Sigma-Aldrich's Sigma Life Science business said this week that it has exclusively licensed technology from King’s College London for identifying and validating microRNA targets in research and clinical diagnostics.
The company is marketing the technology as the Mission Target ID Library, a plasmid-based genome-wide collection of cloned cDNA that enables transcriptome-wide human miRNA and ncRNA gene target identification.
Sigma said that identification of miRNA targets is currently "laborious and inefficient, relying on computer algorithms and subsequent validation by in vitro assays." The company said that the new technology, developed by Joop Gaken and colleagues in the Division of Cancer Studies at King’s college, addresses this bottleneck by enabling "simple, accurate identification and validation of miRNA targets."
Gaken said in a statement that the approach "is expected to enable the straightforward identification of target genes that are strongly regulated by a given miRNA, helping to elucidate important gene regulation events in vivo.”

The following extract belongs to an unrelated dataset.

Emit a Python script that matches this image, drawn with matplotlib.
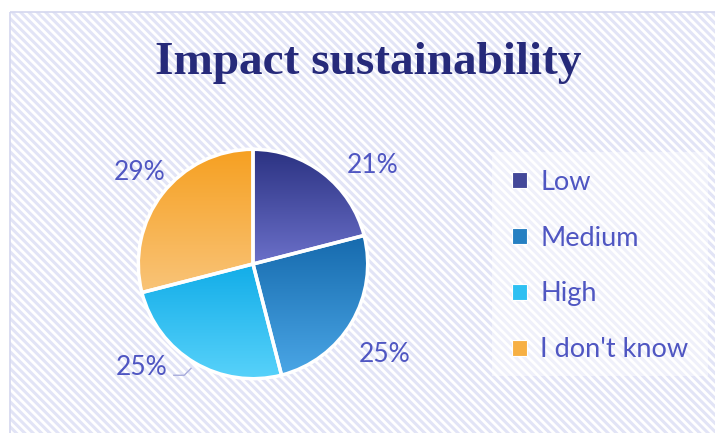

Each cDNA in the library is cloned into the 3’UTR after thymidine kinase-zeocin — a fusion protein that serves as a dual-selectable marker and allows users to transfect cells and screen the entire library at once. Users can first select for stable transformants and then, after introducing a miRNA or ncRNA of interest, select for target cDNAs. Selected cDNAs are then identified by sequencing.
The 100 μL library includes enough material for approximately six to 10 genome-wide screens, the company said.